**What to do:** Only the lines between the line holding "Recreate this image" and the line holding "from bokeh.resources import INLINE", both of those included, should be copied exactly; drop the pictures.

**Stored rows:**

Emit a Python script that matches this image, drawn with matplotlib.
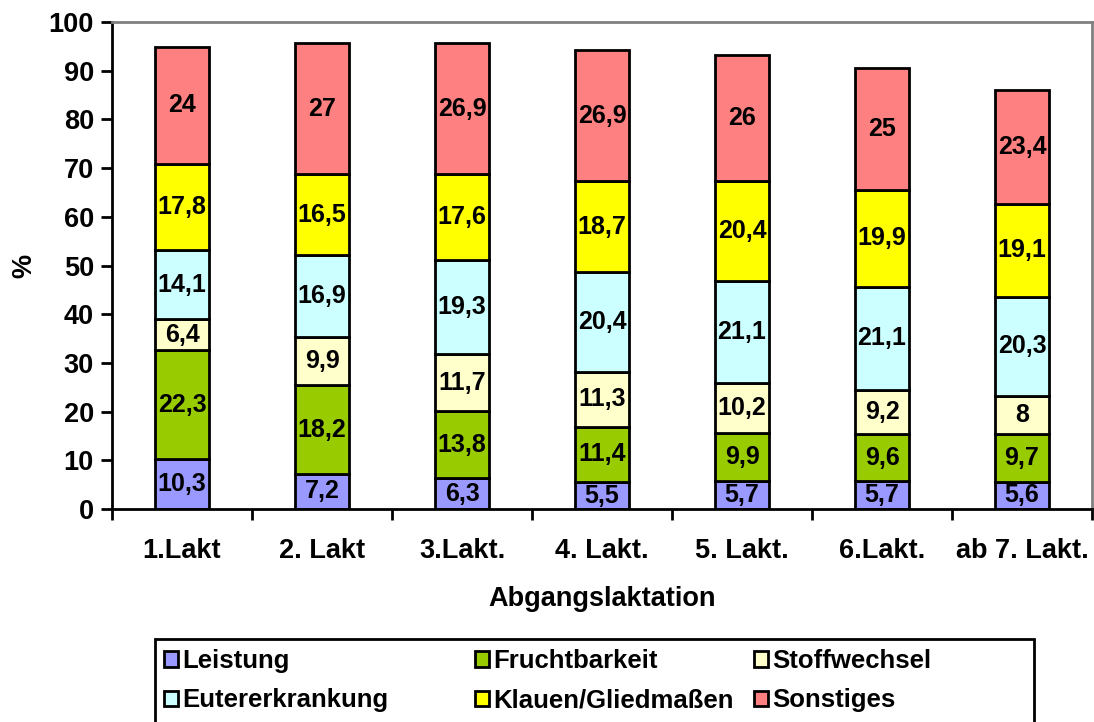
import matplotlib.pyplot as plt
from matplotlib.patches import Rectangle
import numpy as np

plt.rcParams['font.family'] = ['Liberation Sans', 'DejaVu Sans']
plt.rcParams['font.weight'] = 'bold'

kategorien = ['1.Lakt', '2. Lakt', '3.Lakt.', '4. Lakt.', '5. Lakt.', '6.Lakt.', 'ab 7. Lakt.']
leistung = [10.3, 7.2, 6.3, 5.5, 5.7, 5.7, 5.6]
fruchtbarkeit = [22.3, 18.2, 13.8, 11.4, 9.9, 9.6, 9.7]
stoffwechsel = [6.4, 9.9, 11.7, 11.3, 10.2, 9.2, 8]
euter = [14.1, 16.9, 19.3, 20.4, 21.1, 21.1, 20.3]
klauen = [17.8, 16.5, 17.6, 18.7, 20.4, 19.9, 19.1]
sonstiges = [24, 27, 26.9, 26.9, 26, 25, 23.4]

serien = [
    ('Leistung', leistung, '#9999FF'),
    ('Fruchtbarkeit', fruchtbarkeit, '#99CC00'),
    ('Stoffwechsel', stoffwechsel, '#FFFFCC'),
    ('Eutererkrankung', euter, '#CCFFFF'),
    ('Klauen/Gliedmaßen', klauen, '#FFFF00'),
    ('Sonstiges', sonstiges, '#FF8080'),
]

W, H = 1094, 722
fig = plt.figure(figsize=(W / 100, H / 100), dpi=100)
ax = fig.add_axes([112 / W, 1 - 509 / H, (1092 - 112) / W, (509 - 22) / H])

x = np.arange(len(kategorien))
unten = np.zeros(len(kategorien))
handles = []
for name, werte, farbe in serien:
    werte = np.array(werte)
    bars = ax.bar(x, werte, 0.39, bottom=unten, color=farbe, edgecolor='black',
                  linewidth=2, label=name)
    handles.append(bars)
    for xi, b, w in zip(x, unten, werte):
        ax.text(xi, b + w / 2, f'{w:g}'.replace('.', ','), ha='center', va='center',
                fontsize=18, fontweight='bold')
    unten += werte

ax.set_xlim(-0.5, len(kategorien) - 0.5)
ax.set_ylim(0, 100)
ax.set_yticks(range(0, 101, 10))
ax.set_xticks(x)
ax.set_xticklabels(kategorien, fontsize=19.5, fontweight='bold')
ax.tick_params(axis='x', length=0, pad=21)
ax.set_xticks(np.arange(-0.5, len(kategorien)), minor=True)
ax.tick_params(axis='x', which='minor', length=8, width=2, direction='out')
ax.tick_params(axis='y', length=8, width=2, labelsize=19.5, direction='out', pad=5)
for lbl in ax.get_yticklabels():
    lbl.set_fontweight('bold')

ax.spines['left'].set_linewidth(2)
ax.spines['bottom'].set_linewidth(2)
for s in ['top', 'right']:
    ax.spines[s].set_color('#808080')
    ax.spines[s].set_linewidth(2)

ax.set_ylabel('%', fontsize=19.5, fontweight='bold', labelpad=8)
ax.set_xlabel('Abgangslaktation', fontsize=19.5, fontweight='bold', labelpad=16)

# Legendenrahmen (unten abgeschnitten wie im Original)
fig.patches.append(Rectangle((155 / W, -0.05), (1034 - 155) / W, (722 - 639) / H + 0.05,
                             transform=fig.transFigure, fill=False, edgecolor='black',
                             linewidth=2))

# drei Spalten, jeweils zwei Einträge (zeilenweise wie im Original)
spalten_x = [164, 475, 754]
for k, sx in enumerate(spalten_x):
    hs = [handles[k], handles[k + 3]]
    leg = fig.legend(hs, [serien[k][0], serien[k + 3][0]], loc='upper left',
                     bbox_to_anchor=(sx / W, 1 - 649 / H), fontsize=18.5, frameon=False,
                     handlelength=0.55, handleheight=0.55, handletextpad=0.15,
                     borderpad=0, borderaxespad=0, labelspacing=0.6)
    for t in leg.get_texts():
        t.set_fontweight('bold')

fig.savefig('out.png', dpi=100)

...

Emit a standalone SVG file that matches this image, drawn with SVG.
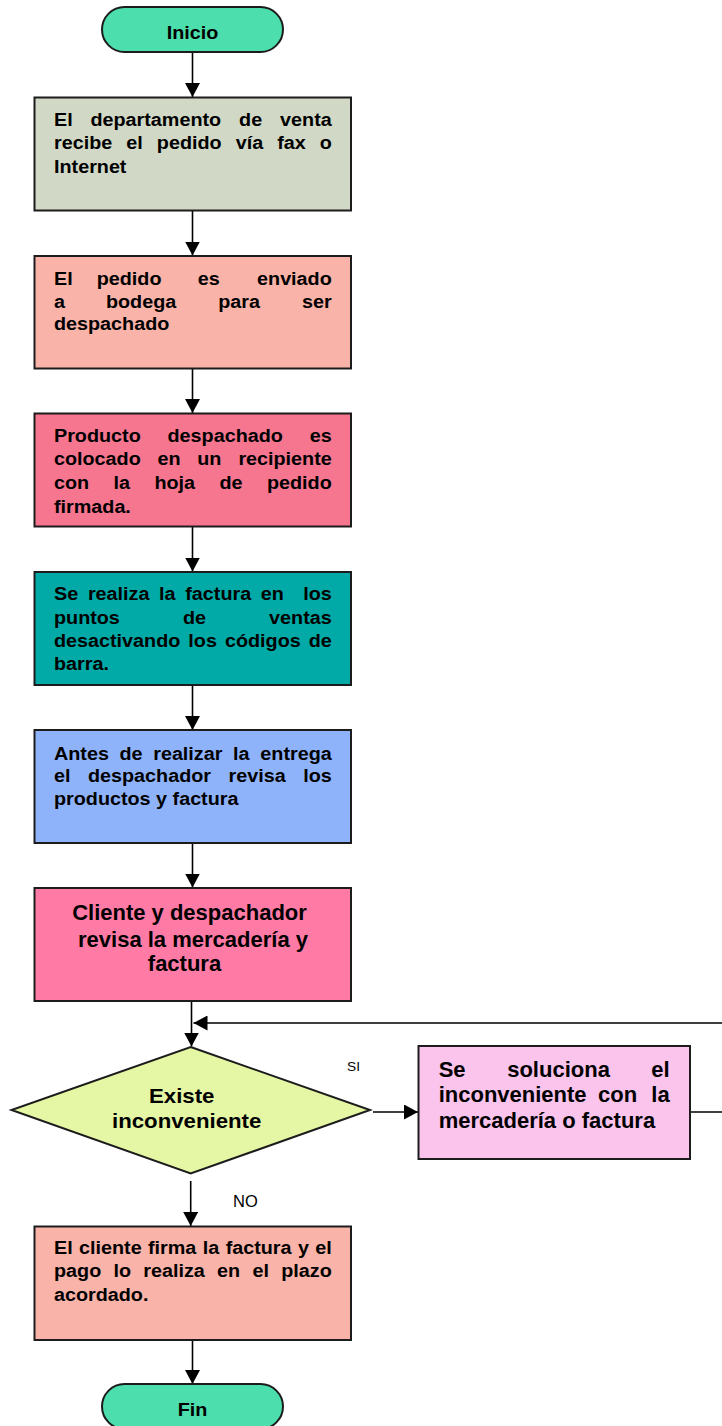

---

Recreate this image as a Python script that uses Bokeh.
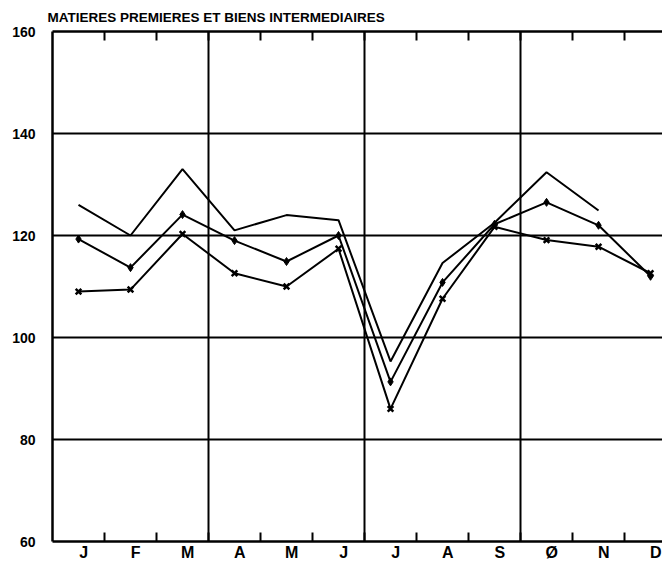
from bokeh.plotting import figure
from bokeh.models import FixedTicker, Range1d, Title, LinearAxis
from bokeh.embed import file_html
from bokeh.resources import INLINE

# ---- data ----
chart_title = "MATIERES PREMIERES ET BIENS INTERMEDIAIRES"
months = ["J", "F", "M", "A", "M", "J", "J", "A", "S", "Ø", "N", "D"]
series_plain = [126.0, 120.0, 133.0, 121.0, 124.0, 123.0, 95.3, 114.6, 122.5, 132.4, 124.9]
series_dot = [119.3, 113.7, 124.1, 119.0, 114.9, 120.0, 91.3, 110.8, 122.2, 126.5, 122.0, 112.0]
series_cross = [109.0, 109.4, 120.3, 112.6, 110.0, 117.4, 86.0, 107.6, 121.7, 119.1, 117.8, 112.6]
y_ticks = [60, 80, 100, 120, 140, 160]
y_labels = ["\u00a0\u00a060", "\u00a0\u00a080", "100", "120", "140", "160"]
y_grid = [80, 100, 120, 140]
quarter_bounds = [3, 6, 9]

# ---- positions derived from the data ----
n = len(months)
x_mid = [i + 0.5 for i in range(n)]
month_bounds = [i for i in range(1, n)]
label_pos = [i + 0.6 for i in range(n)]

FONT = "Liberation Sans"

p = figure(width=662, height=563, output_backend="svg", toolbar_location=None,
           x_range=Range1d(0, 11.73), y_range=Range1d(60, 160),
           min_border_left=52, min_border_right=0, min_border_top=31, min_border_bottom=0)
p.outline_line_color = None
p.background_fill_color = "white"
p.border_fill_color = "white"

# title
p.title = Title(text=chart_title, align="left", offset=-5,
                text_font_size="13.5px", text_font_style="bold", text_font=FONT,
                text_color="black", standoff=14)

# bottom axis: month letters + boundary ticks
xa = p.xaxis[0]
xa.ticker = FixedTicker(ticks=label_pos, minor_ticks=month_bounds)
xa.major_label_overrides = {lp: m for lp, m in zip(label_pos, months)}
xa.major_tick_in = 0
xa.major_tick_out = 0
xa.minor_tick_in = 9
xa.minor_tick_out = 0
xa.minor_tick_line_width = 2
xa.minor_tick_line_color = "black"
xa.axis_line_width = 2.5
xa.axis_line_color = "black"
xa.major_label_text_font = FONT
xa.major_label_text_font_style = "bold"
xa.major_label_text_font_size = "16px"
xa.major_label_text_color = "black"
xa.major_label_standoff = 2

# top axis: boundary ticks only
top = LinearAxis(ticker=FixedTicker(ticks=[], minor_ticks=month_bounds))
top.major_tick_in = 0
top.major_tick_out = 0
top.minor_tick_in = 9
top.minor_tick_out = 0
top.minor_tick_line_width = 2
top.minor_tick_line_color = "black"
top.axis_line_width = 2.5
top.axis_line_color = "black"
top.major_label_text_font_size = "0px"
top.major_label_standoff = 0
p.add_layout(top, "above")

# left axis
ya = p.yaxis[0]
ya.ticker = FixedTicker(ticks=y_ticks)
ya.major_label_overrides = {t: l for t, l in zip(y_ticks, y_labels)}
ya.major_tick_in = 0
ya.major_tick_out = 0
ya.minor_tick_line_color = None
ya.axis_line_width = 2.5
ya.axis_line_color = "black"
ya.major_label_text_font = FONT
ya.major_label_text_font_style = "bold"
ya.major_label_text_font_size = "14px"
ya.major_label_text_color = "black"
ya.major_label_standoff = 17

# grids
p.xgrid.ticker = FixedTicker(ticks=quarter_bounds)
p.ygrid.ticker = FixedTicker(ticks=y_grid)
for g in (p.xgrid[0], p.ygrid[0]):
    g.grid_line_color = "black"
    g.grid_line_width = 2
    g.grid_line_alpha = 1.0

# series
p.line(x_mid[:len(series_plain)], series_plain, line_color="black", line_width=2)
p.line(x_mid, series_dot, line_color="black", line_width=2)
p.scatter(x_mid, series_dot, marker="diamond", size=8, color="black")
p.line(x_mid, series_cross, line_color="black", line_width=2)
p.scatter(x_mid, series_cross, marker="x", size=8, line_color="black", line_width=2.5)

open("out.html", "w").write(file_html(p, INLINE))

**Full solution:**
Recreate this image as a Python script that uses Bokeh.
from bokeh.plotting import figure
from bokeh.models import FixedTicker, Range1d, Title, LinearAxis
from bokeh.embed import file_html
from bokeh.resources import INLINE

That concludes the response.